Investigators say they doubt that the builders of the elaborate tunnel here would have spent an estimated $1 million just to smuggle migrant workers. It is more likely, they said, that the tunnel was built to smuggle lucrative drugs like cocaine and heroin, but another line of investigation is that its builders might have intended to sell passage to terrorists.

"You have this gaping hole that could be used for anything," said Michael Unzueta, the acting special agent in charge of the San Diego office of Immigration and Customs Enforcement.

Meanwhile, the alarms have been sounding in Washington about the dangers post-9/11 of a porous, 2,000-mile-long border. James Loy, the deputy secretary for Homeland Security, said last month that intelligence reports showed that terrorists from Al Qaeda were likely to try to enter the country from Mexico, across whose border at least 300,000 people flow every year virtually untraced and with impunity.

Porter J. Goss, the director of central intelligence, told the Senate Armed Services Committee last week that the United States was vulnerable to terrorists infiltrating through its backyard.

But for President Fox, a tighter border that keeps Mexicans from desperately needed jobs is not necessarily in his interest. Last week, in a sharp divergence from Washington, he publicly decried a measure passed in the House of Representatives that would mandate completion of a long-stalled security wall between Tijuana and San Diego.

Far from being completed, he said, the wall should be knocked down. "No country that is proud of itself should construct walls," he said.

He and other proponents of immigration reform and the guest-worker program argue that tighter controls will do more harm than good, by forcing more migrants to take illegal routes, and thus making it easier for terrorists to cross illegally as well.

But opponents, like Congressman Tom Tancredo, a conservative Colorado Republican, say a guest-worker program makes no sense unless there is already a tight border.

In increasingly strident language, Mr. Fox has painted the anti-immigrant movement as the work of "minority, xenophobic, discriminatory groups" who do not recognize the contributions of the three million Mexicans who work illegally in the United States.

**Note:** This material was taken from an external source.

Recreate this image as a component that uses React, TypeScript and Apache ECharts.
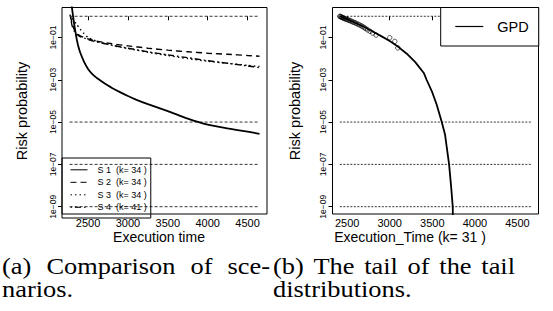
import React, { useEffect, useRef } from "react";
import * as echarts from "echarts";

// ---------- data ----------
const xTicks = [2500, 3000, 3500, 4000, 4500];
const yTickExps = [-9, -7, -5, -3, -1];
const refLevels = [1, 1e-5, 1e-7, 1e-9];
const refSpanLeft = [2268, 4650];
const refSpanRight = [2414, 4660];

const s1Time = [2280, 2300, 2320, 2340, 2360, 2380, 2400, 2450, 2500, 2550, 2600, 2650, 2700, 2750, 2800, 2900, 3000, 3100, 3250, 3500, 3750, 4000, 4250, 4500, 4650];
const s1Prob = [10, 2.2, 0.6, 0.2, 0.075, 0.035, 0.02, 7e-3, 3.2e-3, 1.9e-3, 1.3e-3, 9.5e-4, 7e-4, 5.3e-4, 4.1e-4, 2.6e-4, 1.7e-4, 1.15e-4, 7e-5, 3.3e-5, 1.45e-5, 7.5e-6, 5e-6, 3.5e-6, 2.8e-6];

const s2Time = [2280, 2300, 2330, 2360, 2400, 2500, 2600, 2800, 3000, 3250, 3500, 3750, 4000, 4250, 4500, 4650];
const s2Prob = [1.0, 0.45, 0.22, 0.15, 0.12, 0.085, 0.068, 0.05, 0.04, 0.031, 0.025, 0.021, 0.018, 0.016, 0.014, 0.013];

const s3Time = [2270, 2300, 2350, 2400, 2450, 2500, 2600, 2800, 3000, 3250, 3500, 3750, 4000, 4250, 4500, 4650];
const s3Prob = [1.2, 0.8, 0.45, 0.25, 0.15, 0.1, 0.068, 0.042, 0.03, 0.02, 0.014, 0.01, 0.0075, 0.006, 0.0048, 0.0042];

const s4Time = [2280, 2300, 2330, 2360, 2400, 2500, 2600, 2800, 3000, 3250, 3500, 3750, 4000, 4250, 4500, 4650];
const s4Prob = [0.9, 0.35, 0.19, 0.14, 0.11, 0.08, 0.062, 0.043, 0.031, 0.021, 0.015, 0.011, 0.008, 0.006, 0.0045, 0.0037];

const scenarioNames = ["S 1\u00a0 (k= 34 )", "S 2\u00a0 (k= 34 )", "S 3\u00a0 (k= 34 )", "S 4\u00a0 (k= 41 )"];

const gpdTime = [2414, 2500, 2600, 2700, 2800, 2900, 3000, 3100, 3200, 3300, 3400, 3433, 3500, 3550, 3611, 3650, 3697, 3720, 3740, 3747];
const gpdProb = [1.0, 0.72, 0.48, 0.31, 0.19, 0.115, 0.068, 0.036, 0.017, 0.0068, 0.0021, 1e-3, 2.5e-4, 7e-5, 1e-5, 2.5e-6, 1e-7, 1e-8, 1e-9, 1e-11];

const obsTime = [2414, 2420, 2428, 2436, 2444, 2452, 2462, 2472, 2484, 2496, 2510, 2522, 2536, 2550, 2565, 2580, 2596, 2612, 2630, 2648, 2665, 2684, 2702, 2720, 2742, 2770, 2800, 2840, 3000, 3060, 3095];
const obsProb = [1, 0.968, 0.935, 0.903, 0.871, 0.839, 0.806, 0.774, 0.742, 0.71, 0.677, 0.645, 0.613, 0.581, 0.548, 0.516, 0.484, 0.452, 0.419, 0.387, 0.355, 0.323, 0.29, 0.258, 0.226, 0.194, 0.161, 0.129, 0.097, 0.065, 0.032];

// ---------- helpers ----------
const lg = (p: number) => Math.log10(p);
const pairs = (t: number[], p: number[]) => t.map((x, i) => [x, lg(p[i])]);

const SANS = "Liberation Sans";
const SERIF = "Liberation Serif";

export default function App() {
  const ref = useRef<HTMLDivElement>(null);

  useEffect(() => {
    if (!ref.current) return;
    const chart = echarts.init(ref.current, undefined, { renderer: "svg" });

    const axisX = (i: number, min: number, max: number) => ({
      type: "value",
      gridIndex: i,
      min,
      max,
      axisLine: { show: false },
      splitLine: { show: false },
      axisTick: { show: true, length: 4, customValues: xTicks, lineStyle: { color: "#000", width: 1 } },
      axisLabel: {
        customValues: xTicks,
        fontSize: 11,
        color: "#000",
        margin: 3,
        fontFamily: SANS,
        formatter: (v: number) => String(v),
      },
    });
    const axisY = (i: number) => ({
      type: "value",
      gridIndex: i,
      min: -9.345,
      max: 0.415,
      axisLine: { show: false },
      splitLine: { show: false },
      axisTick: { show: true, length: 4, customValues: yTickExps, lineStyle: { color: "#000", width: 1 } },
      axisLabel: {
        customValues: yTickExps,
        rotate: 90,
        fontSize: 8.5,
        color: "#000",
        margin: 5,
        fontFamily: SANS,
        formatter: (v: number) => "1e\u22120" + String(-v),
      },
    });

    const dashes = [null, [6, 4], [1.5, 3], [1.5, 3, 6, 3]];
    const scenTimes = [s1Time, s2Time, s3Time, s4Time];
    const scenProbs = [s1Prob, s2Prob, s3Prob, s4Prob];

    const series: any[] = [];
    scenTimes.forEach((t, k) => {
      series.push({
        type: "line",
        name: scenarioNames[k],
        xAxisIndex: 0,
        yAxisIndex: 0,
        symbol: "none",
        smooth: 0.2,
        clip: true,
        data: pairs(t, scenProbs[k]),
        lineStyle: { color: "#000", width: k === 0 ? 1.8 : 1.4, type: dashes[k] ?? "solid" },
        itemStyle: { color: "#000" },
      });
    });
    refLevels.forEach((lv) => {
      series.push({
        type: "line",
        xAxisIndex: 0,
        yAxisIndex: 0,
        symbol: "none",
        silent: true,
        data: [[refSpanLeft[0], lg(lv)], [refSpanLeft[1], lg(lv)]],
        lineStyle: { color: "#000", width: 0.8, type: [3, 2] },
      });
      series.push({
        type: "line",
        xAxisIndex: 1,
        yAxisIndex: 1,
        symbol: "none",
        silent: true,
        data: [[refSpanRight[0], lg(lv)], [refSpanRight[1], lg(lv)]],
        lineStyle: { color: "#000", width: 0.8, type: [2, 1.5] },
      });
    });
    series.push({
      type: "line",
      name: "GPD",
      xAxisIndex: 1,
      yAxisIndex: 1,
      symbol: "none",
      clip: true,
      data: pairs(gpdTime, gpdProb),
      lineStyle: { color: "#000", width: 1.8 },
      itemStyle: { color: "#000" },
    });
    series.push({
      type: "scatter",
      xAxisIndex: 1,
      yAxisIndex: 1,
      symbol: "circle",
      symbolSize: 4.5,
      data: pairs(obsTime, obsProb),
      itemStyle: { color: "rgba(0,0,0,0)", borderColor: "#000", borderWidth: 0.8 },
    });

    const txt = (text: string, x: number, y: number, size: number, family: string, extra: any = {}) => {
      const { align, ...rest } = extra;
      return {
        type: "text",
        x,
        y,
        silent: true,
        ...rest,
        style: {
          text,
          fill: "#000",
          fontSize: size,
          fontFamily: family,
          align: align ?? "left",
          verticalAlign: "middle",
        },
      };
    };

    const capScale = { scaleX: 1.1 };
    const L1 = 266;
    const L2 = 289;
    const graphics = [
      txt("Risk probability", 22, 111, 14.5, SANS, { rotation: Math.PI / 2, align: "center" }),
      txt("Risk probability", 295, 111, 14.5, SANS, { rotation: Math.PI / 2, align: "center" }),
      txt("Execution time", 159, 237, 14, SANS, { align: "center" }),
      txt("Execution_Time (k= 31 )", 410, 237, 14, SANS, { align: "center" }),
      // captions (justified words)
      txt("(a)", 2, L1, 24, SERIF, capScale),
      txt("Comparison", 46.4, L1, 24, SERIF, capScale),
      txt("of", 190.5, L1, 24, SERIF, capScale),
      txt("sce-", 227.6, L1, 24, SERIF, capScale),
      txt("narios.", 2, L2, 24, SERIF, capScale),
      txt("(b)", 273, L1, 24, SERIF, capScale),
      txt("The", 313.5, L1, 24, SERIF, capScale),
      txt("tail", 364.2, L1, 24, SERIF, capScale),
      txt("of", 407.6, L1, 24, SERIF, capScale),
      txt("the", 439.3, L1, 24, SERIF, capScale),
      txt("tail", 481.3, L1, 24, SERIF, capScale),
      txt("distributions.", 273, L2, 24, SERIF, capScale),
    ];

    const option: any = {
      animation: false,
      backgroundColor: "#fff",
      textStyle: { fontFamily: SANS },
      grid: [
        { left: 62, top: 7.5, width: 205, height: 206.5, show: true, borderColor: "#000", borderWidth: 1, backgroundColor: "transparent", outerBoundsMode: "none" },
        { left: 332.5, top: 7.5, width: 206, height: 206.5, show: true, borderColor: "#000", borderWidth: 1, backgroundColor: "transparent", outerBoundsMode: "none" },
      ],
      xAxis: [axisX(0, 2173, 4744), axisX(1, 2328, 4747)],
      yAxis: [axisY(0), axisY(1)],
      legend: [
        {
          data: scenarioNames,
          orient: "vertical",
          left: 62,
          top: 158,
          selectedMode: false,
          borderColor: "#000",
          borderWidth: 1,
          backgroundColor: "transparent",
          itemWidth: 17,
          itemHeight: 8,
          itemGap: 3.5,
          padding: [7.3, 4, 6.2, 8],
          itemStyle: { color: "rgba(0,0,0,0)", borderWidth: 0, opacity: 0 },
          lineStyle: { width: 1 },
          textStyle: { fontSize: 9, color: "#000", fontFamily: SANS, lineHeight: 8, padding: [0, 0, 0, 5] },
          z: 10,
        },
        {
          data: ["GPD"],
          orient: "vertical",
          left: 440.7,
          top: 7.5,
          selectedMode: false,
          borderColor: "#000",
          borderWidth: 1,
          backgroundColor: "#fff",
          itemWidth: 28,
          itemHeight: 14,
          padding: [11.5, 10, 12, 14],
          itemStyle: { color: "rgba(0,0,0,0)", borderWidth: 0, opacity: 0 },
          lineStyle: { width: 1.2 },
          textStyle: { fontSize: 14.5, color: "#000", fontFamily: SANS, padding: [0, 0, 0, 9] },
          z: 10,
        },
      ],
      series,
      graphic: { elements: graphics },
    };

    chart.setOption(option);
    return () => chart.dispose();
  }, []);

  return (
    <div
      ref={ref}
      style={{ position: "fixed", left: 0, top: 0, width: 553, height: 311, background: "#fff" }}
    />
  );
}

The House measure passed last week would make it harder for immigrants to get a driver's license.

More alarming, a group of self-proclaimed patriots, calling themselves the Minuteman Project, are planning to set up a vigilante watch along the Arizona border in April to report illegal aliens.

Here in Mexicali, the tunnels are just one route across. Every morning Border Patrol agents find five to eight new holes sawed in the rusty metal fence that divides the city from the United States. Albert Garcia, a Border Protection welder, goes dutifully along the barrier, putting back together the heavy square tubes with a spray of sparks and fire.

At night, migrants strip to their underclothes and slip into the fetid water of New River, a polluted waterway that smells of feces, chemicals and all other manner of putridity.

They float by silently in clusters amid odd patches of white foam caused by detergents, while Border Patrol agents watch from the shore, waiting to see where they will try to get out and run. "They know we won't go into that water after them," said one agent, who did not give his name. "It's not worth the risk."

Others vault the wall, falling to ground on the other side then sprinting to a waiting car, or cross the frigid desert highlands or the sweltering Sonoran desert.

About 80 migrants die on the American side each year from exposure just in this area, customs officials said. Last year, the Border Patrol picked up 1.1 million people trying to cross illegally; estimates of those who get through range from 300,000 to 400,000, officials said.

For some Mexicans, the border here seems a cultural affront. On Monday evening Carmen Castillo, a 47-year-old former nursing aide who along with her husband was deported last September after living illegally for 18 years in California, came to the Mexicali wall to visit her five children and a grandchild she had never met.

She talked to her children, all of whom were born in the United States and have citizenship, playing with the new baby through the rusty bars dividing the countries.

"It's like visiting in prison," a daughter, Carmen Nero, said as she held her infant son up to the bars. "It's heartbreaking. It's sad that there's a fence when we know we are all supposed to be together."